The continent has three physical regions: coastal plains, river basins, and mountainous areas. South America’s mountains and coastal plains largely run from north to south, while the river basins generally flow from east to west. The Amazon, the world’s largest river by discharge, runs through three countries in South America. The continent is also home to the Amazon Rainforest, the world’s largest rainforest.

5. Antarctica

Elephant Island, Antarctica
Elephant Island, Antarctica
Area: 14.2 million km² (5.5 million sq mi)
% of Earth’s land mass: 9.4%

Despite covering 9.4% of Earth’s landmass, Antarctica is the only continent that doesn’t have permanent human habitation and no native population. Scientists and center staff do live in a few human settlements on a rotational basis, though. Typically, there are between 1,000 and 5,000 scientists based on Antarctica, depending on seasonality.

Antarctica covers 14.2 million km² (5.5 million square miles), which is approximately 20% of the Southern Hemisphere. The continent is almost entirely located in the Antarctic Circle, the most southerly of the Earth’s five major latitude circles. This region gets very little direct sunlight. In summer, the sun hangs low in the sky and barely rises for some months in winter. The frozen landscape has average annual temperatures that range from around −10°C (14°F) in coastal regions to as low as -60°C (-76°F) at the inner region’s highest points.

Did you know Antarctica is the windiest continent? A band of low pressure surrounds Antarctica, but the continent’s interior has high pressure. This combination creates dense, cold air that consistently blows over large regions, although the wind loses its power at the coast. Wind speeds of around 30 km/h (19 mph) can lead to drifting snow (moving snow below eye level), while wind speeds of over 60 km/h (37 mph) can lead to blowing snow, which can affect visibility.

Most people will rightly think that Antarctica is covered in snow and ice, but they may not know the continent is home to the largest single piece of ice on Earth. Antarctica’s Ice Sheet can even extend further than the continent if the snow and icy conditions are severe.

There’s little cloud over Antarctica due to the dry, subsiding air. Coastal areas tend to get cloudier than internal areas because of the low-pressure systems and the higher moisture levels. The coast also gets some rain, but most of the precipitation in Antarctica is snow or ice crystals.

6. Europe

Lake Bled, Slovenia
Lake Bled, Slovenia
Area: 10 million km² (3.9 million sq mi)
% of Earth’s land mass: 6.8%

Europe covers an area of 10 million km² (3.9 million square miles), which equates to approximately 6.8% of the Earth’s land mass. Despite having the third-largest population of the seven continents (around 740 million), Europe is only the sixth-largest continent.
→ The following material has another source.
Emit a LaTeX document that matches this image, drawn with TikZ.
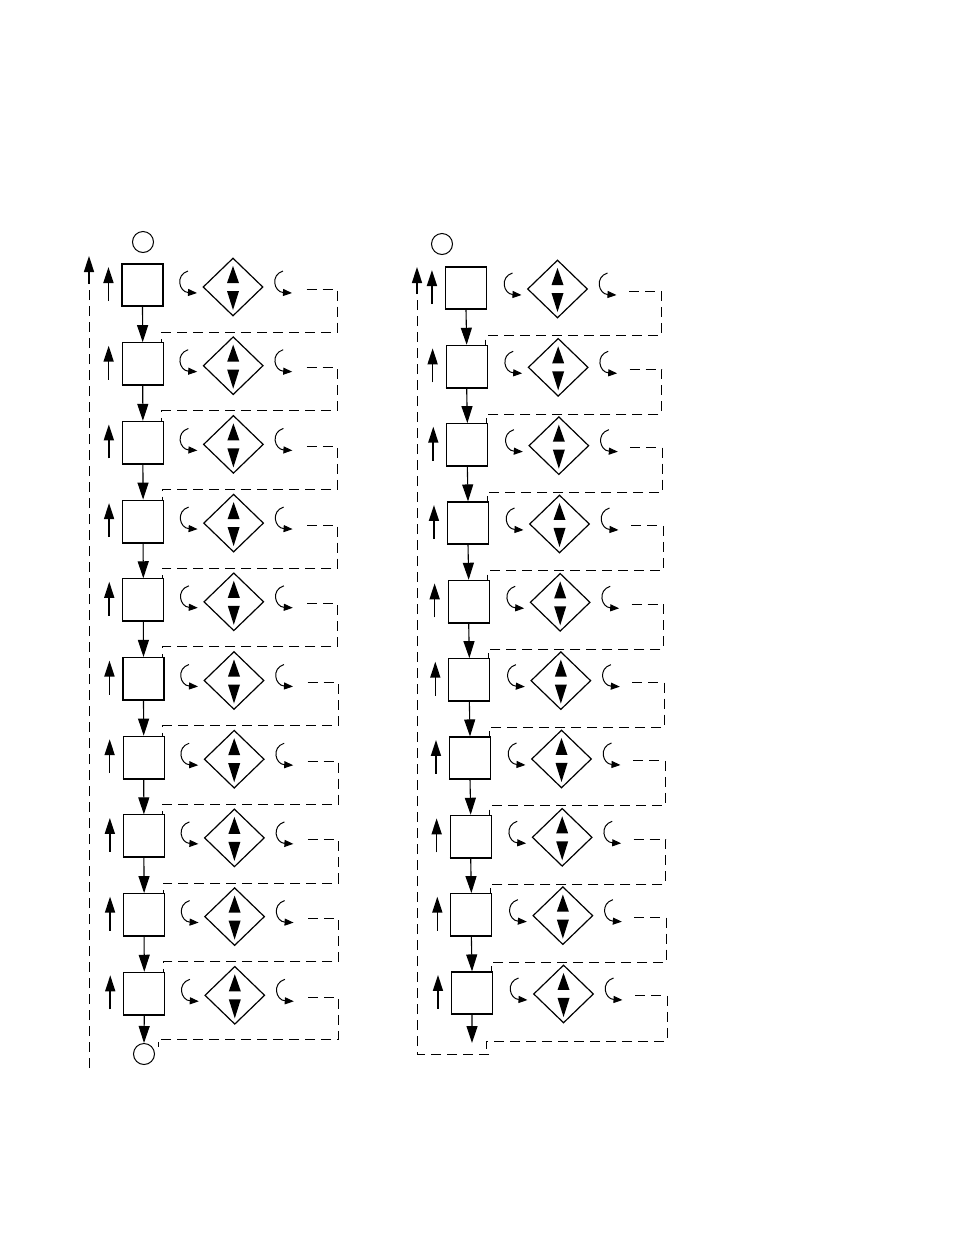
\documentclass[tikz,border=0pt]{standalone}
\usetikzlibrary{arrows.meta,shapes.geometric,calc}
\begin{document}
\begin{tikzpicture}[x=1pt,y=-1pt,
  boxn/.style={draw,line width=1.1pt,minimum width=41pt,minimum height=42pt,inner sep=0pt},
  dia/.style={draw,diamond,line width=1.2pt,minimum width=60pt,minimum height=58pt,inner sep=0pt},
  circ/.style={draw,circle,line width=1pt,minimum size=21pt,inner sep=0pt},
  flow/.style={line width=1.1pt,-{Triangle[length=17pt,width=11pt]}},
  uparr/.style={line width=1.6pt,-{Triangle[length=16pt,width=10pt]}},
  ret/.style={line width=1pt,dash pattern=on 10pt off 6pt},
  curv/.style={line width=1pt,-{Triangle[length=9pt,width=7pt]}}]
\useasboundingbox (0,0) rectangle (954,1235);

% ---------- left column ----------
\node[circ] (cLt) at (143,242) {};
\node[circ] (cLb) at (144,1054) {};
\foreach \i in {1,...,10} {
  \pgfmathsetmacro\by{285+78.7*(\i-1)}
  \pgfmathsetmacro\bx{142.5+0.2*(\i-1)}
  \node[boxn] (bL\i) at (\bx,\by) {};
  \draw[line width=1.8pt] (bL\i.south west) -- (bL\i.south east);
  \node[dia] (dL\i) at (\bx+90.5,\by+2) {};
  \fill ($(dL\i)+(0,-21)$) -- ($(dL\i)+(-6,-4)$) -- ($(dL\i)+(6,-4)$) -- cycle;
  \fill ($(dL\i)+(0,23)$) -- ($(dL\i)+(-6,4)$) -- ($(dL\i)+(6,4)$) -- cycle;
  \coordinate (uaL\i) at ($(bL\i.west)+(-13,16)$);
  \coordinate (utL\i) at ($(bL\i.west)+(-13,-18)$);
  \draw[uparr] (uaL\i) -- (utL\i);
  \draw[curv] ($(dL\i)+(-45,-16)$) .. controls ($(dL\i)+(-58,-12)$) and ($(dL\i)+(-54,5)$) .. ($(dL\i)+(-36,6)$);
  \draw[curv] ($(dL\i)+(50,-16)$) .. controls ($(dL\i)+(37,-12)$) and ($(dL\i)+(41,5)$) .. ($(dL\i)+(59,6)$);
  \coordinate (rL\i) at (\bx+164,\by+4);
}
\foreach \i in {1,...,9} {
  \pgfmathtruncatemacro\j{\i+1}
  \draw[flow] (bL\i.south) -- (bL\j.north);
  \draw[ret] (rL\i) -- ++(30.5,0) |- ($(bL\j.north east)+(-2,-10)$) -- ($(bL\j.north east)+(-2,0)$);
}
\draw[flow] (bL10.south) -- (cLb.north);
\draw[ret] (rL10) -- ++(30.5,0) |- ($(cLb.east)+(3,-15)$) -- ($(cLb.east)+(3,-7)$);
\coordinate (lLb) at (89,1068);
\coordinate (lLm) at (89,280);
\coordinate (lLt) at (89,256);
\draw[ret] (lLb) -- (lLm);
\draw[uparr] ($(lLm)+(0,4)$) -- (lLt);

% ---------- right column ----------
\node[circ] (cRt) at (442,244) {};
\foreach \i in {1,...,10} {
  \pgfmathsetmacro\by{288+78.33*(\i-1)}
  \pgfmathsetmacro\bx{466+0.67*(\i-1)}
  \node[boxn] (bR\i) at (\bx,\by) {};
  \draw[line width=1.8pt] (bR\i.south west) -- (bR\i.south east);
  \node[dia] (dR\i) at (\bx+91.5,\by+1) {};
  \fill ($(dR\i)+(0,-21)$) -- ($(dR\i)+(-6,-4)$) -- ($(dR\i)+(6,-4)$) -- cycle;
  \fill ($(dR\i)+(0,23)$) -- ($(dR\i)+(-6,4)$) -- ($(dR\i)+(6,4)$) -- cycle;
  \coordinate (uaR\i) at ($(bR\i.west)+(-13,16)$);
  \coordinate (utR\i) at ($(bR\i.west)+(-13,-18)$);
  \draw[uparr] (uaR\i) -- (utR\i);
  \draw[curv] ($(dR\i)+(-45,-16)$) .. controls ($(dR\i)+(-58,-12)$) and ($(dR\i)+(-54,5)$) .. ($(dR\i)+(-36,6)$);
  \draw[curv] ($(dR\i)+(50,-16)$) .. controls ($(dR\i)+(37,-12)$) and ($(dR\i)+(41,5)$) .. ($(dR\i)+(59,6)$);
  \coordinate (rR\i) at (\bx+163,\by+3);
}
\foreach \i in {1,...,9} {
  \pgfmathtruncatemacro\j{\i+1}
  \draw[flow] (bR\i.south) -- (bR\j.north);
  \draw[ret] (rR\i) -- ++(32,0) |- ($(bR\j.north east)+(-2,-9)$) -- ($(bR\j.north east)+(-2,0)$);
}
\coordinate (eR) at (472,1043);
\draw[flow] (bR10.south) -- (eR);
\coordinate (rEnd) at (486,1049);
\draw[ret] (rR10) -- ++(32,0) |- ($(rEnd)+(0,-8)$) -- (rEnd);
\coordinate (lRb) at (489,1054);
\coordinate (lRm) at (417,290);
\coordinate (lRt) at (417,267);
\draw[ret] (lRb) -| (lRm);
\draw[uparr] ($(lRm)+(0,4)$) -- (lRt);
\end{tikzpicture}
\end{document}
There are 44 countries in Europe, plus dependencies and sovereign states like the Isle of Man, the Channel Islands, and Gibraltar. However, there have been multiple disputes over the years as to the regions of Europe. Greenland and Malta were once considered part of North America and Africa, respectively, and many people consider Central Europe a redundant concept.

7. Oceania/Australia

Auckland, New Zealand
Aerial view over Auckland, New Zealand
Area: 8.5 million km² (3.2 million sq mi)
% of Earth’s land mass: 5.7%

The term ‘Oceania’ covers the collection of islands that are located between the Americas and mainland Asia.

Oceania is the world’s smallest continent, with an area of 8.5 million km² (3.2 million square miles), which is approximately 5.7% of the Earth’s landmass. Of the 12 countries in Oceania, Australia accounts for most of the continent’s mass (around 62% of it).

The continent can be split into three groups: continental islands, high islands, and low islands. Australia, Zealandia, and New Guinea fall under the continental island category. They all have mountain ranges, while New Zealand and New Guinea also have volcanic landscapes. The high islands are a group of volcanic islands that were formed from repeated volcanic eruptions, which created a steep central peak. Oceania’s low islands (also called coral islands) were formed from the skeletons of marine animals. Some barely reach above the sea, hence their name.